I went in for the punch line. “Well there are four siblings in his whole family!” Amy and her mom started cracking up. Her mom told me she had 16 siblings. I had heard of big families, but never that big. And so started my learning of other cultures.

At the end of sophomore year Amy and I became leaders on dance team and spent more time together. Our personalities clicked. She knew which guys were worth her time and which were not, giving me “Oh God” looks when guys made dumb sex jokes. 

Amy almost always gets straight As and she quickly reads assignments like our boring history book while still understanding what it’s about. One assignment, which I thought was just busy work, was to make a scrapbook of The Catcher in the Rye, a book we had read. I pasted pieces of colored paper together and drew some pictures. When Amy arrived to class with her scrapbook I was amazed. She had bought an actual scrapbook. She had cut-outs from magazines, pop-up stickers—the works.
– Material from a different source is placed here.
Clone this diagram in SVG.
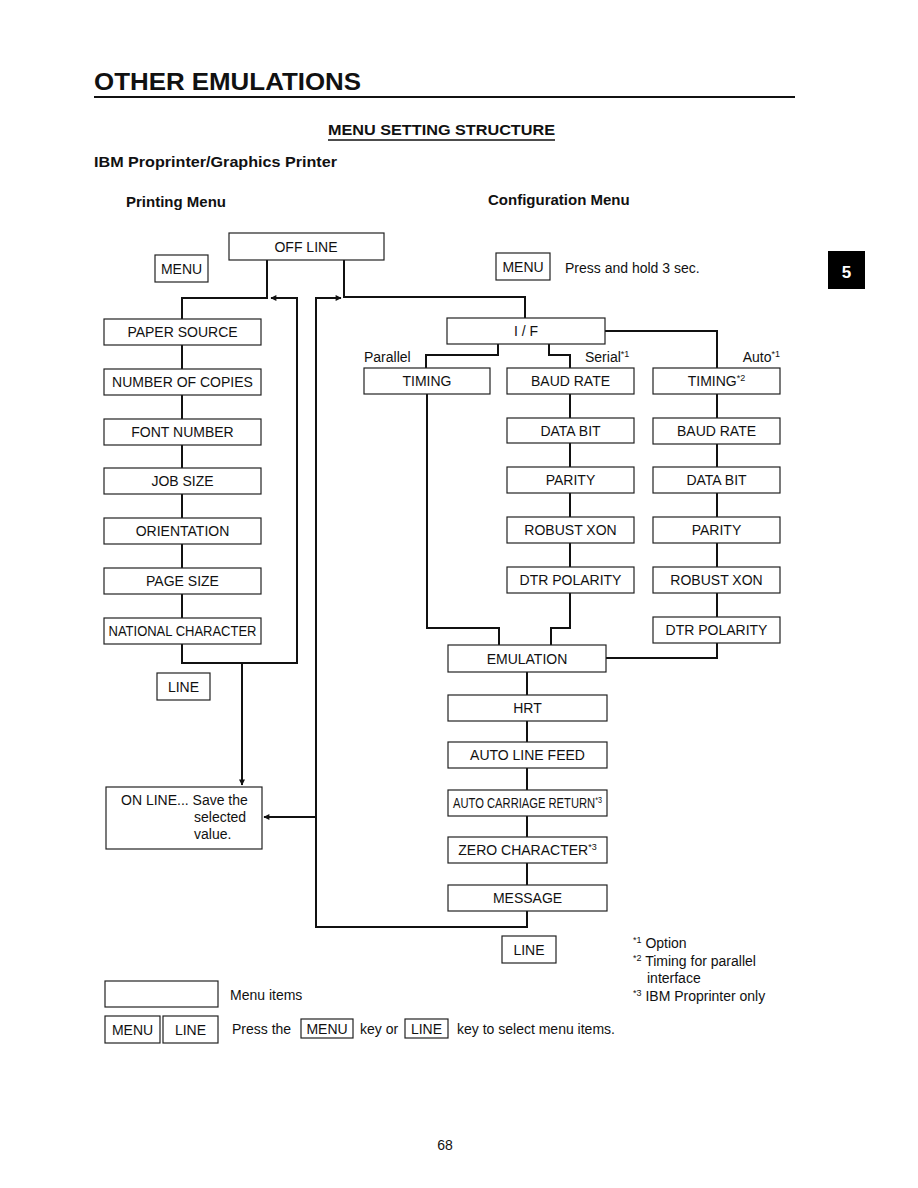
<svg xmlns="http://www.w3.org/2000/svg" width="918" height="1188" viewBox="0 0 918 1188">
<defs>
<style>
text{font-family:"Liberation Sans",Arial,sans-serif;fill:#111}
.h{font-weight:bold}
.b rect{fill:#fff;stroke:#222;stroke-width:1.2}
.b text{font-size:14px;text-anchor:middle}
.c{fill:none;stroke:#111;stroke-width:2}
.t{font-size:14px}
.s{font-size:9px}
</style>
<marker id="ah" viewBox="0 0 10 10" refX="9" refY="5" markerWidth="8" markerHeight="6" orient="auto" markerUnits="userSpaceOnUse"><path d="M0,0L10,5L0,10z" fill="#111"/></marker>
</defs>
<rect width="918" height="1188" fill="#fff"/>
<text x="94" y="90" class="h" font-size="24" textLength="267" lengthAdjust="spacingAndGlyphs">OTHER EMULATIONS</text>
<line x1="94" y1="97" x2="795" y2="97" stroke="#111" stroke-width="2"/>
<text x="328" y="135" class="h" font-size="15" textLength="227" lengthAdjust="spacingAndGlyphs">MENU SETTING STRUCTURE</text>
<line x1="328" y1="140" x2="555" y2="140" stroke="#111" stroke-width="1.3"/>
<text x="94" y="167" class="h" font-size="15" textLength="243" lengthAdjust="spacingAndGlyphs">IBM Proprinter/Graphics Printer</text>
<text x="126" y="207" class="h" font-size="15">Printing Menu</text>
<text x="488" y="205" class="h" font-size="15">Configuration Menu</text>
<g id="tab5"><rect x="828" y="251" width="37" height="38" fill="#000"/><text x="846.5" y="278" class="h" font-size="17" text-anchor="middle" style="fill:#fff">5</text></g>

<g id="connectors">
<path class="c" d="M267,260V298H182V319"/>
<path class="c" d="M182,345V369M182,395V419M182,445V468M182,494V518M182,544V568M182,594V618"/>
<path class="c" d="M182,644V663H297V298H271" marker-end="url(#ah)"/>
<path class="c" d="M242,663V785" marker-end="url(#ah)"/>
<path class="c" d="M344,260V297H525V318"/>
<path class="c" d="M527,911V927H316V298H341" marker-end="url(#ah)"/>
<path class="c" d="M316,817H264" marker-end="url(#ah)"/>
<path class="c" d="M605,331H717V368"/>
<path class="c" d="M498,344V355H426V368"/>
<path class="c" d="M549,344V355H570V368"/>
<path class="c" d="M570,394V418M570,443V467M570,493V517M570,543V567"/>
<path class="c" d="M570,593V628H551V645"/>
<path class="c" d="M427,394V628H499V645"/>
<path class="c" d="M717,394V418M717,444V467M717,493V517M717,543V567M717,593V617"/>
<path class="c" d="M717,643V658H606"/>
<path class="c" d="M527,672V695M527,721V742M527,768V790M527,816V837M527,863V885"/>
</g>

<g id="offline" class="b"><rect x="229" y="233" width="155" height="27"/><text x="306" y="252">OFF LINE</text></g>
<g id="menu1" class="b"><rect x="155" y="255" width="53" height="27"/><text x="181.5" y="274">MENU</text></g>
<g id="menu2" class="b"><rect x="496" y="253" width="54" height="27"/><text x="523" y="272">MENU</text></g>
<text x="565" y="273" class="t">Press and hold 3 sec.</text>

<g id="paper" class="b"><rect x="104" y="319" width="157" height="26"/><text x="182.5" y="337">PAPER SOURCE</text></g>
<g id="copies" class="b"><rect x="104" y="369" width="157" height="26"/><text x="182.5" y="387">NUMBER OF COPIES</text></g>
<g id="font" class="b"><rect x="104" y="419" width="157" height="26"/><text x="182.5" y="437">FONT NUMBER</text></g>
<g id="job" class="b"><rect x="104" y="468" width="157" height="26"/><text x="182.5" y="486">JOB SIZE</text></g>
<g id="orient" class="b"><rect x="104" y="518" width="157" height="26"/><text x="182.5" y="536">ORIENTATION</text></g>
<g id="page" class="b"><rect x="104" y="568" width="157" height="26"/><text x="182.5" y="586">PAGE SIZE</text></g>
<g id="national" class="b"><rect x="104" y="618" width="157" height="26"/><text x="182.5" y="636" textLength="148" lengthAdjust="spacingAndGlyphs">NATIONAL CHARACTER</text></g>
<g id="line1" class="b"><rect x="157" y="673" width="53" height="27"/><text x="183.5" y="692">LINE</text></g>
<g id="online"><rect x="106" y="787" width="156" height="62" fill="#fff" stroke="#222" stroke-width="1.2"/>
<text x="121" y="805" class="t">ON LINE... Save the</text><text x="194" y="822" class="t">selected</text><text x="194" y="839" class="t">value.</text></g>

<g id="if" class="b"><rect x="447" y="318" width="158" height="26"/><text x="526" y="336">I / F</text></g>
<text x="364" y="362" class="t">Parallel</text>
<text x="585" y="362" class="t">Serial<tspan class="s" dy="-5">*1</tspan></text>
<text x="780" y="362" class="t" text-anchor="end">Auto<tspan class="s" dy="-5">*1</tspan></text>

<g id="timingP" class="b"><rect x="364" y="368" width="126" height="26"/><text x="427" y="386">TIMING</text></g>
<g id="baudS" class="b"><rect x="507" y="368" width="127" height="26"/><text x="570.5" y="386">BAUD RATE</text></g>
<g id="dataS" class="b"><rect x="507" y="418" width="127" height="25"/><text x="570.5" y="436">DATA BIT</text></g>
<g id="parityS" class="b"><rect x="507" y="467" width="127" height="26"/><text x="570.5" y="485">PARITY</text></g>
<g id="robustS" class="b"><rect x="507" y="517" width="127" height="26"/><text x="570.5" y="535">ROBUST XON</text></g>
<g id="dtrS" class="b"><rect x="507" y="567" width="127" height="26"/><text x="570.5" y="585">DTR POLARITY</text></g>

<g id="timingA" class="b"><rect x="653" y="368" width="127" height="26"/><text x="716.5" y="386">TIMING<tspan class="s" dy="-5">*2</tspan></text></g>
<g id="baudA" class="b"><rect x="653" y="418" width="127" height="26"/><text x="716.5" y="436">BAUD RATE</text></g>
<g id="dataA" class="b"><rect x="653" y="467" width="127" height="26"/><text x="716.5" y="485">DATA BIT</text></g>
<g id="parityA" class="b"><rect x="653" y="517" width="127" height="26"/><text x="716.5" y="535">PARITY</text></g>
<g id="robustA" class="b"><rect x="653" y="567" width="127" height="26"/><text x="716.5" y="585">ROBUST XON</text></g>
<g id="dtrA" class="b"><rect x="653" y="617" width="127" height="26"/><text x="716.5" y="635">DTR POLARITY</text></g>

<g id="emulation" class="b"><rect x="448" y="645" width="158" height="27"/><text x="527" y="664">EMULATION</text></g>
<g id="hrt" class="b"><rect x="448" y="695" width="159" height="26"/><text x="527.5" y="713">HRT</text></g>
<g id="alf" class="b"><rect x="448" y="742" width="159" height="26"/><text x="527.5" y="760">AUTO LINE FEED</text></g>
<g id="acr" class="b"><rect x="448" y="790" width="159" height="26"/><text transform="translate(527.5,808) scale(0.8,1)" x="0" y="0">AUTO CARRIAGE RETURN<tspan class="s" dy="-5">*3</tspan></text></g>
<g id="zero" class="b"><rect x="448" y="837" width="159" height="26"/><text x="527.5" y="855">ZERO CHARACTER<tspan class="s" dy="-5">*3</tspan></text></g>
<g id="message" class="b"><rect x="448" y="885" width="159" height="26"/><text x="527.5" y="903">MESSAGE</text></g>
<g id="line2" class="b"><rect x="502" y="936" width="54" height="27"/><text x="529" y="955">LINE</text></g>

<g id="notes">
<text x="633" y="948" class="t"><tspan class="s" dy="-5">*1</tspan><tspan dy="5"> Option</tspan></text>
<text x="633" y="966" class="t"><tspan class="s" dy="-5">*2</tspan><tspan dy="5"> Timing for parallel</tspan></text>
<text x="647" y="983" class="t">interface</text>
<text x="633" y="1001" class="t"><tspan class="s" dy="-5">*3</tspan><tspan dy="5"> IBM Proprinter only</tspan></text>
</g>

<g id="legend">
<rect x="105" y="981" width="113" height="26" fill="#fff" stroke="#222" stroke-width="1.2"/>
<text x="230" y="1000" class="t">Menu items</text>
<g class="b"><rect x="105" y="1016" width="55" height="27"/><text x="132.5" y="1035">MENU</text></g>
<g class="b"><rect x="163" y="1016" width="55" height="27"/><text x="190.5" y="1035">LINE</text></g>
<text x="232" y="1034" class="t">Press the</text>
<g class="b"><rect x="301" y="1019" width="52" height="19"/><text x="327" y="1034">MENU</text></g>
<text x="360" y="1034" class="t">key or</text>
<g class="b"><rect x="405" y="1019" width="43" height="19"/><text x="426.5" y="1034">LINE</text></g>
<text x="457" y="1034" class="t">key to select menu items.</text>
</g>
<text x="445" y="1150" class="t" text-anchor="middle" font-size="15">68</text>
</svg>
I wondered why I was so surprised that Amy was an excellent student. I couldn’t figure it out until I met another Latina girl in one of my other classes who was boy crazy. She brought back the stereotypes I had in middle school about Latina girls. At first I tried not to think about them, but they didn’t go away. Once I admitted the stereotypes to myself I no longer felt that way because I realized how dumb and untrue they were.

This realization led me to see I also had a stereotype of quiet Asians who do all their homework and stay in on weekends. I got this stereotype from my friends in the North Hollywood High School Highly Gifted Magnet (HGM). They would joke about how Asian students in the HGM would study constantly and didn’t have a life because their parents would not accept anything less than an A.

She wasn’t what I expected

Judy seemed to fit that stereotype at first. She would do all her homework and run laps without complaining when the dance team leaders were punishing the team. Then one day she was practicing the routine for dance team and I saw her really dance. Every time we ran through the show her dancing was just as intense and energetic. I could tell that she was hardworking not just with her schoolwork, but also with the artistic ways she expresses herself.

We started to become friends and once I started talking to her, I couldn’t get enough of her crazy outlook. She makes up weird dances that we called the “hoe-down” because they resembled a country dance. She breaks out in her “hoe-down” when we are standing around during nutrition, and there is no way I can’t join in. When we became closer, we started talking about more serious topics, like the differences between our religions (I’m Jewish and her parents are Christian). We can discuss almost everything and I never feel like I have to hold back. She is the most bizarre person I know, and I mean that in the best way possible.

If I didn’t attend a small magnet school, I don’t think I would have gotten so close to Amy and Judy. Integration programs are important. Even people brought up in open environments like I was can form prejudices. It’s hard to find a television show with a main character who is not white, and if the main character is a minority then usually the rest of the cast members are as well. TV shows play up stereotypes because they think it’s funny, but stereotypes shouldn’t be jokes. People around you also can lead you to form prejudices, telling racist jokes or making fun of others’ differences. Magnet schools like mine, which are small and diverse, allow kids to be more open to different types of people, and break down their own racial stereotypes.

I hate that I had prejudices. But everyone does and the best way to overcome them is to acknowledge them. One of my other Latina friends said that when she first met me, she thought I was a stuck-up white girl. I get this a lot, I don’t know why, maybe because I’m quiet around new people. She said that once she got to know me, she saw that I wasn’t like that at all. I am happy to say that I will never have the same prejudices against Latinas and Asians again. Even if my prejudices were not as bad as the KKK’s, I still think it’s important not to have them. When you have prejudices, you’re not able to see the person for who they are and could miss out on someone who could become a good friend.